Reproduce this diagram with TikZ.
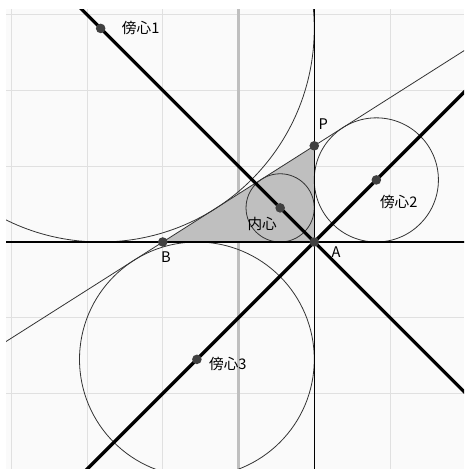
\documentclass[tikz,border=0pt]{standalone}
\usepackage{fontspec}
\setmainfont{Noto Sans CJK JP}
\usetikzlibrary{positioning, calc}

\begin{document}
\begin{tikzpicture}[
    x=2cm, y=2cm,
    gridline/.style={draw=black!12, line width=0.6pt},
    axis/.style={draw=black!25, line width=2.2pt},
    circ/.style={draw=black!80, line width=0.6pt},
    bis/.style={line width=2.4pt},
    dot/.style={circle, fill=black!75, inner sep=0pt, minimum size=7.2pt},
    lbl/.style={inner sep=0pt, font=\fontsize{11}{13}\selectfont}
]
\useasboundingbox (-3.149,-2.997) rectangle (2.977,3.195);
\fill[black!2] (-3.069,-2.997) rectangle (2.977,3.076);
\clip (-3.069,-2.997) rectangle (2.977,3.076);
\draw[gridline, step=1] (-3.069,-2.997) grid (2.977,3.076);
\draw[axis] (0,-3.1) -- (0,3.2);
\draw[axis] (-3.2,0) -- (3.1,0);

% triangle and centres
\coordinate (A) at (1,0);
\coordinate (B) at (-1,0);
\coordinate (P) at (1,1.27);
\coordinate (I) at (0.5496,0.4504);
\coordinate (E1) at (-1.8196,2.8196);
\coordinate (E2) at (1.8196,0.8196);
\coordinate (E3) at (-0.5496,-1.5496);

\fill[black!25] (A) -- (B) -- (P) -- cycle;

\draw[circ] (I) circle[radius=0.4504];
\draw[circ] (E1) circle[radius=2.8196];
\draw[circ] (E2) circle[radius=0.8196];
\draw[circ] (E3) circle[radius=1.5496];

\draw[black!80, line width=0.6pt] ($(B)!-3!(P)$) -- ($(B)!4!(P)$);
\draw[line width=0.8pt] ($(A)!-3!(P)$) -- ($(A)!4!(P)$);
\draw[line width=0.9pt] ($(B)!-2!(A)$) -- ($(B)!3!(A)$);
\draw[bis] ($(A)!-2!(E1)$) -- ($(A)!2!(E1)$);
\draw[bis] ($(E3)!-3!(E2)$) -- ($(E2)!-3!(E3)$);

\node[dot] (a) at (A) {};
\node[dot] (b) at (B) {};
\node[dot] (p) at (P) {};
\node[dot] (ic) at (I) {};
\node[dot] (e1) at (E1) {};
\node[dot] (e2) at (E2) {};
\node[dot] (e3) at (E3) {};

\node[lbl, right=15.8pt of E1] (t1) {傍心1};
\node[lbl, below right=11pt and 2.6pt of E2] (t2) {傍心2};
\node[lbl, right=9pt of E3, yshift=-3.4pt] (t3) {傍心3};
\node[lbl, below left=6.5pt and 2.3pt of I] (ti) {内心};
\node[lbl, above right=12pt and 3pt of P] (tp) {P};
\node[lbl, below=7.5pt of B, xshift=2.3pt] (tb) {B};
\node[lbl, below right=3.5pt and 12.8pt of A] (ta) {A};
\end{tikzpicture}
\end{document}
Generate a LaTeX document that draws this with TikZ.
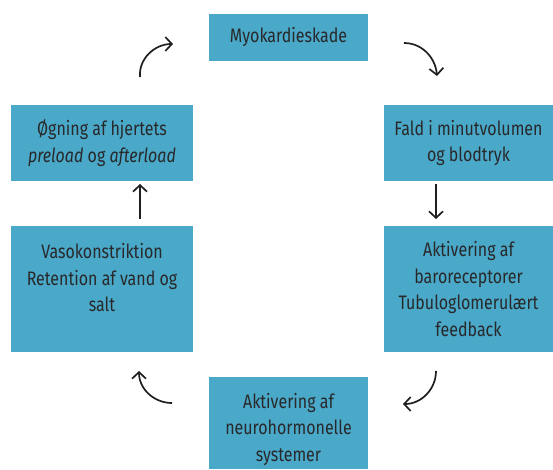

(Job): Every entry must be transcribed exactly. Pictures do not belong in the copy.

(Written answer):
Reproduce this diagram with TikZ.
\documentclass[tikz,border=0pt]{standalone}
\usepackage{fontspec}
\setmainfont{Noto Sans CJK JP}
\usetikzlibrary{positioning, calc}

\begin{document}
\begin{tikzpicture}[
    x=2cm, y=2cm,
    gridline/.style={draw=black!12, line width=0.6pt},
    axis/.style={draw=black!25, line width=2.2pt},
    circ/.style={draw=black!80, line width=0.6pt},
    bis/.style={line width=2.4pt},
    dot/.style={circle, fill=black!75, inner sep=0pt, minimum size=7.2pt},
    lbl/.style={inner sep=0pt, font=\fontsize{11}{13}\selectfont}
]
\useasboundingbox (-3.149,-2.997) rectangle (2.977,3.195);
\fill[black!2] (-3.069,-2.997) rectangle (2.977,3.076);
\clip (-3.069,-2.997) rectangle (2.977,3.076);
\draw[gridline, step=1] (-3.069,-2.997) grid (2.977,3.076);
\draw[axis] (0,-3.1) -- (0,3.2);
\draw[axis] (-3.2,0) -- (3.1,0);

% triangle and centres
\coordinate (A) at (1,0);
\coordinate (B) at (-1,0);
\coordinate (P) at (1,1.27);
\coordinate (I) at (0.5496,0.4504);
\coordinate (E1) at (-1.8196,2.8196);
\coordinate (E2) at (1.8196,0.8196);
\coordinate (E3) at (-0.5496,-1.5496);

\fill[black!25] (A) -- (B) -- (P) -- cycle;

\draw[circ] (I) circle[radius=0.4504];
\draw[circ] (E1) circle[radius=2.8196];
\draw[circ] (E2) circle[radius=0.8196];
\draw[circ] (E3) circle[radius=1.5496];

\draw[black!80, line width=0.6pt] ($(B)!-3!(P)$) -- ($(B)!4!(P)$);
\draw[line width=0.8pt] ($(A)!-3!(P)$) -- ($(A)!4!(P)$);
\draw[line width=0.9pt] ($(B)!-2!(A)$) -- ($(B)!3!(A)$);
\draw[bis] ($(A)!-2!(E1)$) -- ($(A)!2!(E1)$);
\draw[bis] ($(E3)!-3!(E2)$) -- ($(E2)!-3!(E3)$);

\node[dot] (a) at (A) {};
\node[dot] (b) at (B) {};
\node[dot] (p) at (P) {};
\node[dot] (ic) at (I) {};
\node[dot] (e1) at (E1) {};
\node[dot] (e2) at (E2) {};
\node[dot] (e3) at (E3) {};

\node[lbl, right=15.8pt of E1] (t1) {傍心1};
\node[lbl, below right=11pt and 2.6pt of E2] (t2) {傍心2};
\node[lbl, right=9pt of E3, yshift=-3.4pt] (t3) {傍心3};
\node[lbl, below left=6.5pt and 2.3pt of I] (ti) {内心};
\node[lbl, above right=12pt and 3pt of P] (tp) {P};
\node[lbl, below=7.5pt of B, xshift=2.3pt] (tb) {B};
\node[lbl, below right=3.5pt and 12.8pt of A] (ta) {A};
\end{tikzpicture}
\end{document}
Generate a LaTeX document that draws this with TikZ.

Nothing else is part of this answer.